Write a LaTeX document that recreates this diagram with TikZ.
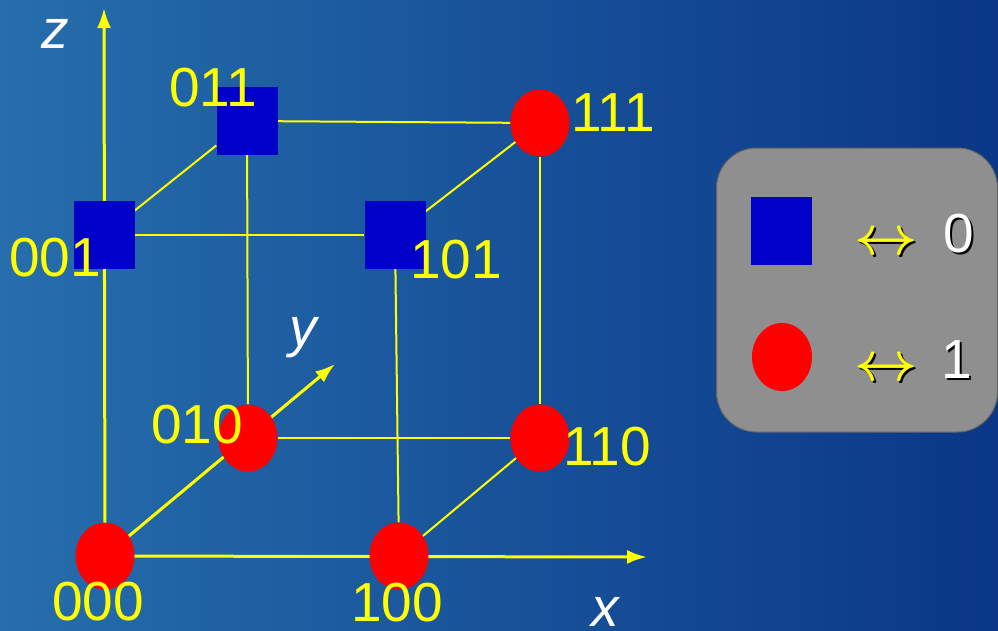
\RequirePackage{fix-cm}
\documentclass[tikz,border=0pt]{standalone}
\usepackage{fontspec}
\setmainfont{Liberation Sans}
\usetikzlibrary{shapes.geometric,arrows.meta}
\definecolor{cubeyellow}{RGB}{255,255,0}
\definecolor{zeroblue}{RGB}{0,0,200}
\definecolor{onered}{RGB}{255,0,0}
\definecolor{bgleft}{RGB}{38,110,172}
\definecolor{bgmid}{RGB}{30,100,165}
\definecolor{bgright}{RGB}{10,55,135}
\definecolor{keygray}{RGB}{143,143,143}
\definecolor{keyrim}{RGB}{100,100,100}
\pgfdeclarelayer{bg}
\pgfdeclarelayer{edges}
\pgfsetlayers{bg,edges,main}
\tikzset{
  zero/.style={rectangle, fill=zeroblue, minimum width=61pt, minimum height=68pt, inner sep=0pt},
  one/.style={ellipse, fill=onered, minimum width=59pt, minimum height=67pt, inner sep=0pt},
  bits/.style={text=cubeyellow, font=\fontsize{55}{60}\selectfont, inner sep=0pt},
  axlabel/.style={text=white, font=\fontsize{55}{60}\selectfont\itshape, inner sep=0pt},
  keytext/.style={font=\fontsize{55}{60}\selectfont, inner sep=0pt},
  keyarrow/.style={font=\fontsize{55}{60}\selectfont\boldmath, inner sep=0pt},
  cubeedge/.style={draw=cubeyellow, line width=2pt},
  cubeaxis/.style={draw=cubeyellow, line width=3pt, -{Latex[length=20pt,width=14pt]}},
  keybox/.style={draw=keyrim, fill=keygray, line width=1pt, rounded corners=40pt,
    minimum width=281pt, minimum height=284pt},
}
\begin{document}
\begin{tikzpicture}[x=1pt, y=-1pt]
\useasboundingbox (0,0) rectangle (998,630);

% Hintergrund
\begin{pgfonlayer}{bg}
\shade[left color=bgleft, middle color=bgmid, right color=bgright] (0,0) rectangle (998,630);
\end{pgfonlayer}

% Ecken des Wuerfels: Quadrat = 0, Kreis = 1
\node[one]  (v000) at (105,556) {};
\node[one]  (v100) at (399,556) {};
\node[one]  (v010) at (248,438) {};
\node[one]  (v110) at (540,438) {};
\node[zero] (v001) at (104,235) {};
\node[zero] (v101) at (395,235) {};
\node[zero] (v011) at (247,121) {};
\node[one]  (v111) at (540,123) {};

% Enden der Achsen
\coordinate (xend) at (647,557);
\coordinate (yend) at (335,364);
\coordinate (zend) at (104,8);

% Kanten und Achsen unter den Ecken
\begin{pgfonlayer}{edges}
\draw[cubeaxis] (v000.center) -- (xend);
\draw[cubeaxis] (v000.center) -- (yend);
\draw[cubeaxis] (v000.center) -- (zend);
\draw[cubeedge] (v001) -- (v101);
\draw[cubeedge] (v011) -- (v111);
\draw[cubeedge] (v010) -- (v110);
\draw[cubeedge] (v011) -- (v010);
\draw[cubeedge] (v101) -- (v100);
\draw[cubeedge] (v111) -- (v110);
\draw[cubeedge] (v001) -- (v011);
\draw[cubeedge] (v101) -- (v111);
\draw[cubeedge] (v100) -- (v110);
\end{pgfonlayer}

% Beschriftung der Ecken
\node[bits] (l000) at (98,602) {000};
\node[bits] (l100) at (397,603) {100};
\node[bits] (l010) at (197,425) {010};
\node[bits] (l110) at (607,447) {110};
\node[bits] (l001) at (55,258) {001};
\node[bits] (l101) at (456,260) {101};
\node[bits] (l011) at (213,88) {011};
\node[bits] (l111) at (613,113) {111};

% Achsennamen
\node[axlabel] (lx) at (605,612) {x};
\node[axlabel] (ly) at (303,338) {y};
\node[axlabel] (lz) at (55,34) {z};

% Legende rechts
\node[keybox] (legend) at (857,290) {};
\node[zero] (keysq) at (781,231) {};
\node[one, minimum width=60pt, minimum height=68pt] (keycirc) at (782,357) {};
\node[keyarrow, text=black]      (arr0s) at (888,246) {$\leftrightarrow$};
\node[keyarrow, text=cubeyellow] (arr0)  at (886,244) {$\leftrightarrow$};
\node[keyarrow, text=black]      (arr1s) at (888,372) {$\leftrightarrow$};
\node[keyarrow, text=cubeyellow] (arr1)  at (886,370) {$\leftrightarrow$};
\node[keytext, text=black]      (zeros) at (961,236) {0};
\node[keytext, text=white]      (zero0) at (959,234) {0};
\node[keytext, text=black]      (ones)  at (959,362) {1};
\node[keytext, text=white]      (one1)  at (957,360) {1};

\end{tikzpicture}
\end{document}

········

To be done - In your copy of the listing above, reproduce each line exactly and omit all pictures.

Finished exercise -
Write a LaTeX document that recreates this diagram with TikZ.
\RequirePackage{fix-cm}
\documentclass[tikz,border=0pt]{standalone}
\usepackage{fontspec}
\setmainfont{Liberation Sans}
\usetikzlibrary{shapes.geometric,arrows.meta}
\definecolor{cubeyellow}{RGB}{255,255,0}
\definecolor{zeroblue}{RGB}{0,0,200}
\definecolor{onered}{RGB}{255,0,0}
\definecolor{bgleft}{RGB}{38,110,172}
\definecolor{bgmid}{RGB}{30,100,165}
\definecolor{bgright}{RGB}{10,55,135}
\definecolor{keygray}{RGB}{143,143,143}
\definecolor{keyrim}{RGB}{100,100,100}
\pgfdeclarelayer{bg}
\pgfdeclarelayer{edges}
\pgfsetlayers{bg,edges,main}
\tikzset{
  zero/.style={rectangle, fill=zeroblue, minimum width=61pt, minimum height=68pt, inner sep=0pt},
  one/.style={ellipse, fill=onered, minimum width=59pt, minimum height=67pt, inner sep=0pt},
  bits/.style={text=cubeyellow, font=\fontsize{55}{60}\selectfont, inner sep=0pt},
  axlabel/.style={text=white, font=\fontsize{55}{60}\selectfont\itshape, inner sep=0pt},
  keytext/.style={font=\fontsize{55}{60}\selectfont, inner sep=0pt},
  keyarrow/.style={font=\fontsize{55}{60}\selectfont\boldmath, inner sep=0pt},
  cubeedge/.style={draw=cubeyellow, line width=2pt},
  cubeaxis/.style={draw=cubeyellow, line width=3pt, -{Latex[length=20pt,width=14pt]}},
  keybox/.style={draw=keyrim, fill=keygray, line width=1pt, rounded corners=40pt,
    minimum width=281pt, minimum height=284pt},
}
\begin{document}
\begin{tikzpicture}[x=1pt, y=-1pt]
\useasboundingbox (0,0) rectangle (998,630);

% Hintergrund
\begin{pgfonlayer}{bg}
\shade[left color=bgleft, middle color=bgmid, right color=bgright] (0,0) rectangle (998,630);
\end{pgfonlayer}

% Ecken des Wuerfels: Quadrat = 0, Kreis = 1
\node[one]  (v000) at (105,556) {};
\node[one]  (v100) at (399,556) {};
\node[one]  (v010) at (248,438) {};
\node[one]  (v110) at (540,438) {};
\node[zero] (v001) at (104,235) {};
\node[zero] (v101) at (395,235) {};
\node[zero] (v011) at (247,121) {};
\node[one]  (v111) at (540,123) {};

% Enden der Achsen
\coordinate (xend) at (647,557);
\coordinate (yend) at (335,364);
\coordinate (zend) at (104,8);

% Kanten und Achsen unter den Ecken
\begin{pgfonlayer}{edges}
\draw[cubeaxis] (v000.center) -- (xend);
\draw[cubeaxis] (v000.center) -- (yend);
\draw[cubeaxis] (v000.center) -- (zend);
\draw[cubeedge] (v001) -- (v101);
\draw[cubeedge] (v011) -- (v111);
\draw[cubeedge] (v010) -- (v110);
\draw[cubeedge] (v011) -- (v010);
\draw[cubeedge] (v101) -- (v100);
\draw[cubeedge] (v111) -- (v110);
\draw[cubeedge] (v001) -- (v011);
\draw[cubeedge] (v101) -- (v111);
\draw[cubeedge] (v100) -- (v110);
\end{pgfonlayer}

% Beschriftung der Ecken
\node[bits] (l000) at (98,602) {000};
\node[bits] (l100) at (397,603) {100};
\node[bits] (l010) at (197,425) {010};
\node[bits] (l110) at (607,447) {110};
\node[bits] (l001) at (55,258) {001};
\node[bits] (l101) at (456,260) {101};
\node[bits] (l011) at (213,88) {011};
\node[bits] (l111) at (613,113) {111};

% Achsennamen
\node[axlabel] (lx) at (605,612) {x};
\node[axlabel] (ly) at (303,338) {y};
\node[axlabel] (lz) at (55,34) {z};

% Legende rechts
\node[keybox] (legend) at (857,290) {};
\node[zero] (keysq) at (781,231) {};
\node[one, minimum width=60pt, minimum height=68pt] (keycirc) at (782,357) {};
\node[keyarrow, text=black]      (arr0s) at (888,246) {$\leftrightarrow$};
\node[keyarrow, text=cubeyellow] (arr0)  at (886,244) {$\leftrightarrow$};
\node[keyarrow, text=black]      (arr1s) at (888,372) {$\leftrightarrow$};
\node[keyarrow, text=cubeyellow] (arr1)  at (886,370) {$\leftrightarrow$};
\node[keytext, text=black]      (zeros) at (961,236) {0};
\node[keytext, text=white]      (zero0) at (959,234) {0};
\node[keytext, text=black]      (ones)  at (959,362) {1};
\node[keytext, text=white]      (one1)  at (957,360) {1};

\end{tikzpicture}
\end{document}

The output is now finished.